В первое время постоянными клиентами отчима были три брата, три религиозных еврея вроде тех, которых я не раз видел до войны в еврейском квартале. Эти люди и их жены казались мне тогда уродливыми и совершенно чужими, то ли из-за их странных одеяний, то ли из-за бород и париков, то ли из-за чужого языка, то ли из-за всего вместе — из-за той нищеты и тесноты, которые и перед войной были их уделом.

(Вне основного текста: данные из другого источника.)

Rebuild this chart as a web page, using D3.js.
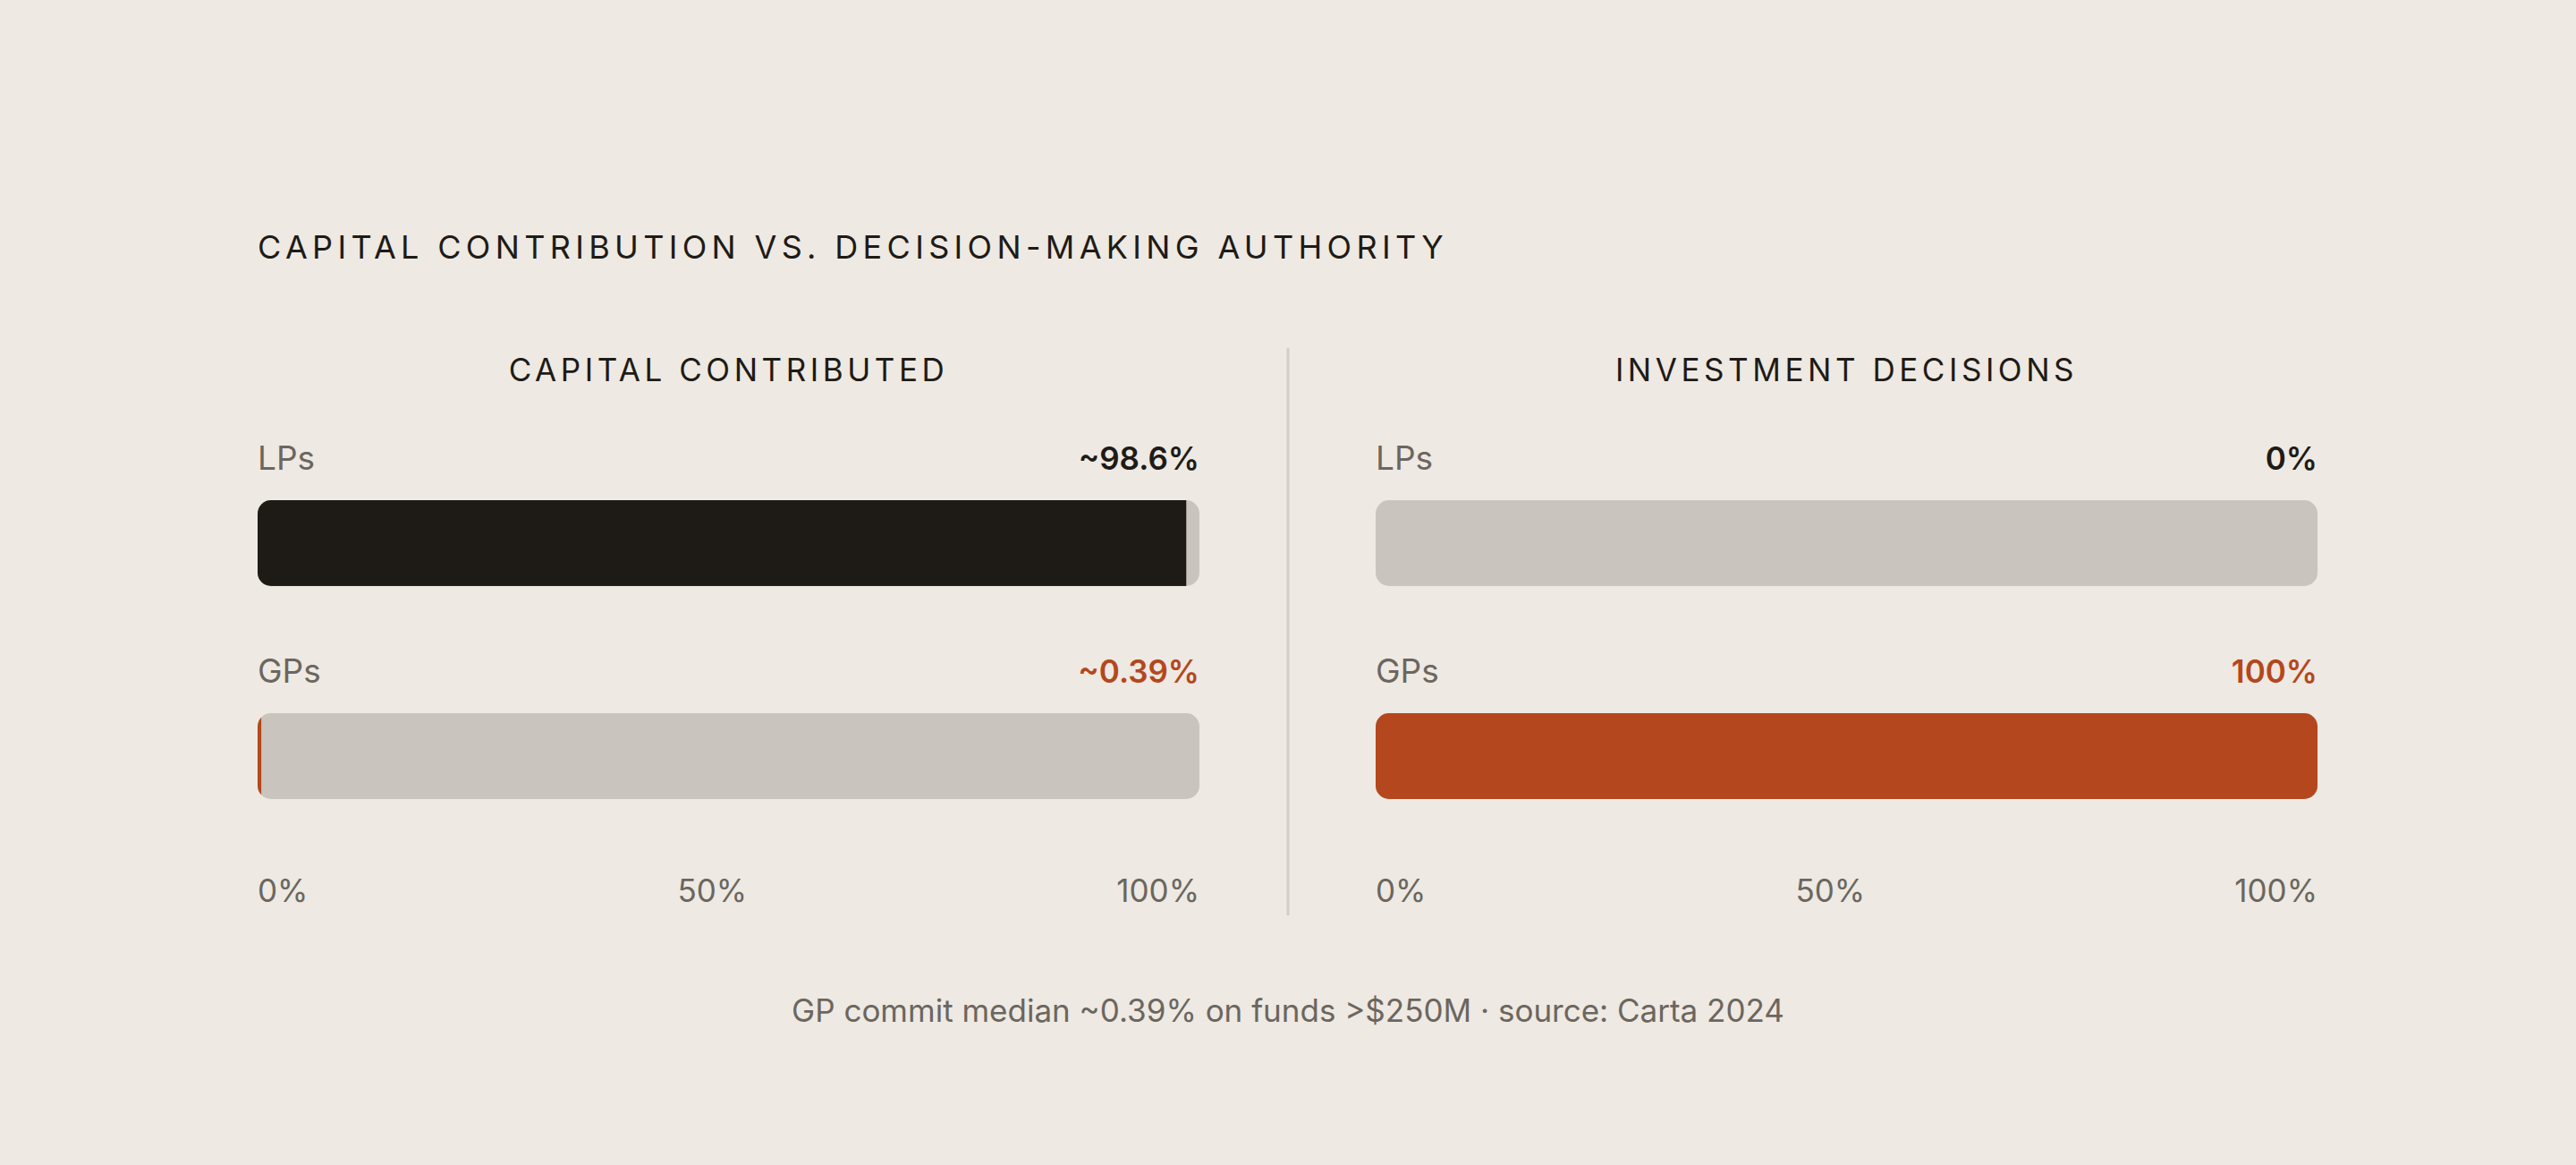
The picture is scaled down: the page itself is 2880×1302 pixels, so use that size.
<!DOCTYPE html>
<html>
<head>
<meta charset="utf-8">
<script src="https://cdn.jsdelivr.net/npm/d3@7"></script>
<style>
  html, body { margin: 0; padding: 0; background: #eee9e2; }
  svg { display: block; font-family: Inter, "DejaVu Sans", sans-serif; }
</style>
</head>
<body>
<div id="chart"></div>
<script>
// data
const panels = ['CAPITAL CONTRIBUTED', 'INVESTMENT DECISIONS'];
const groups = ['LPs', 'GPs'];
const capitalValues = [98.6, 0.39];
const decisionValues = [0, 100];
const capitalLabels = ['~98.6%', '~0.39%'];
const decisionLabels = ['0%', '100%'];
const tickValues = [0, 50, 100];
const tickLabels = ['0%', '50%', '100%'];

const title = 'CAPITAL CONTRIBUTION VS. DECISION-MAKING AUTHORITY';
const footer = 'GP commit median ~0.39% on funds >$250M · source: Carta 2024';

const width = 2880;
const height = 1302;
const colors = { bg: '#eee9e2', track: '#c9c4bd', dark: '#1e1b17', accent: '#b4471d', muted: '#6b665f', rule: '#d3cdc5' };
const fillColors = [colors.dark, colors.accent];

const svg = d3.select('#chart')
  .append('svg')
  .attr('width', width)
  .attr('height', height);

svg.append('rect').attr('width', width).attr('height', height).attr('fill', colors.bg);

svg.append('text')
  .attr('x', 288)
  .attr('y', 289)
  .attr('font-size', 36)
  .attr('font-weight', 400)
  .attr('letter-spacing', '0.148em')
  .attr('fill', colors.dark)
  .text(title);

// divider between the two panels
svg.append('line')
  .attr('x1', 1440).attr('x2', 1440)
  .attr('y1', 389).attr('y2', 1023)
  .attr('stroke', colors.rule)
  .attr('stroke-width', 3);

const barY = d3.scaleBand().domain(groups).range([559, 893]).paddingInner(0.597).paddingOuter(0);
const panelX = [288, 1538];
const barW = 1053;
const radius = 15;

const panelData = [
  { name: panels[0], values: capitalValues, labels: capitalLabels },
  { name: panels[1], values: decisionValues, labels: decisionLabels }
];

panelData.forEach((p, pi) => {
  const x = d3.scaleLinear().domain([0, 100]).range([0, barW]);
  const g = svg.append('g').attr('transform', `translate(${panelX[pi]},0)`);

  g.append('text')
    .attr('x', x(50))
    .attr('y', 426)
    .attr('text-anchor', 'middle')
    .attr('font-size', 35)
    .attr('letter-spacing', '0.13em')
    .attr('fill', colors.dark)
    .text(p.name);

  groups.forEach((grp, i) => {
    const y = barY(grp);
    const h = barY.bandwidth();
    const clipId = `clip-${pi}-${i}`;

    g.append('clipPath').attr('id', clipId)
      .append('rect')
      .attr('x', x(0)).attr('y', y)
      .attr('width', x(100) - x(0)).attr('height', h)
      .attr('rx', radius);

    g.append('text')
      .attr('x', x(0))
      .attr('y', y - 34)
      .attr('font-size', 37)
      .attr('fill', colors.muted)
      .text(grp);

    g.append('text')
      .attr('x', x(100))
      .attr('y', y - 34)
      .attr('text-anchor', 'end')
      .attr('font-size', 35)
      .attr('font-weight', 600)
      .attr('fill', i === 0 ? colors.dark : colors.accent)
      .text(p.labels[i]);

    const bars = g.append('g').attr('clip-path', `url(#${clipId})`);
    bars.append('rect')
      .attr('x', x(0)).attr('y', y)
      .attr('width', x(100) - x(0)).attr('height', h)
      .attr('fill', colors.track);
    bars.append('rect')
      .attr('x', x(0)).attr('y', y)
      .attr('width', x(p.values[i]) - x(0)).attr('height', h)
      .attr('fill', fillColors[i]);
  });

  // tick labels: end ticks pinned to the scale ends, middle one spaced evenly between them
  const ticks = g.selectAll('.tick')
    .data(tickValues)
    .join('text')
    .attr('class', 'tick')
    .attr('y', 1008)
    .attr('font-size', 35)
    .attr('fill', colors.muted)
    .text((d, i) => tickLabels[i]);
  const widths = ticks.nodes().map(n => n.getComputedTextLength());
  ticks
    .attr('text-anchor', 'start')
    .attr('x', (d, i) => {
      if (i === 0) return x(d);
      if (i === tickValues.length - 1) return x(d) - widths[i];
      const gap = (x(100) - x(0) - d3.sum(widths)) / 2;
      return x(0) + widths[0] + gap;
    });
});

svg.append('text')
  .attr('x', width / 2)
  .attr('y', 1142)
  .attr('text-anchor', 'middle')
  .attr('font-size', 35)
  .attr('fill', colors.muted)
  .text(footer);
</script>
</body>
</html>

В первый мой приход к этим братьям я даже затрясся от страха, когда они вдруг появились в дыре над нами и протянули руки, чтобы помочь нам поднять мешки. Мы вылезли из подвала, присели на минуту отдохнуть, а потом Антон растер окаменевшие пальцы и открыл принесенные нами мешки. Я начал вынимать продукты и передавать ему один сверток за другим, а он принялся раскладывать все это на столе. Три брата сидели, непрерывно что-то бормоча на своем языке, и глаза их безумно сверкали. Отчим разложил перед ними хлеб, и сыр, и масло, и селедку, и яблоки, и сахар, а потом расставил бутылки водки, как будто мы собирались открыть здесь продуктовую лавку и уже остаться в гетто навсегда.
Отчим с трудом мог читать польскую газету, но тут вдруг оказалось, что он умеет говорить на идише. Помню, как я был потрясен во время этого первого прихода к трем братьям, когда услышал, как он говорит с ними на их языке. Обычно ненавистники евреев имеют привычку передразнивать интонации еврейской речи, чтобы лишний раз посмеяться и поиздеваться над евреями. Мой отчим тоже не любил евреев. И вдруг он заговорил совсем как они. Со всеми теми интонациями, которые в моих ушах звучали как издевательское передразнивание.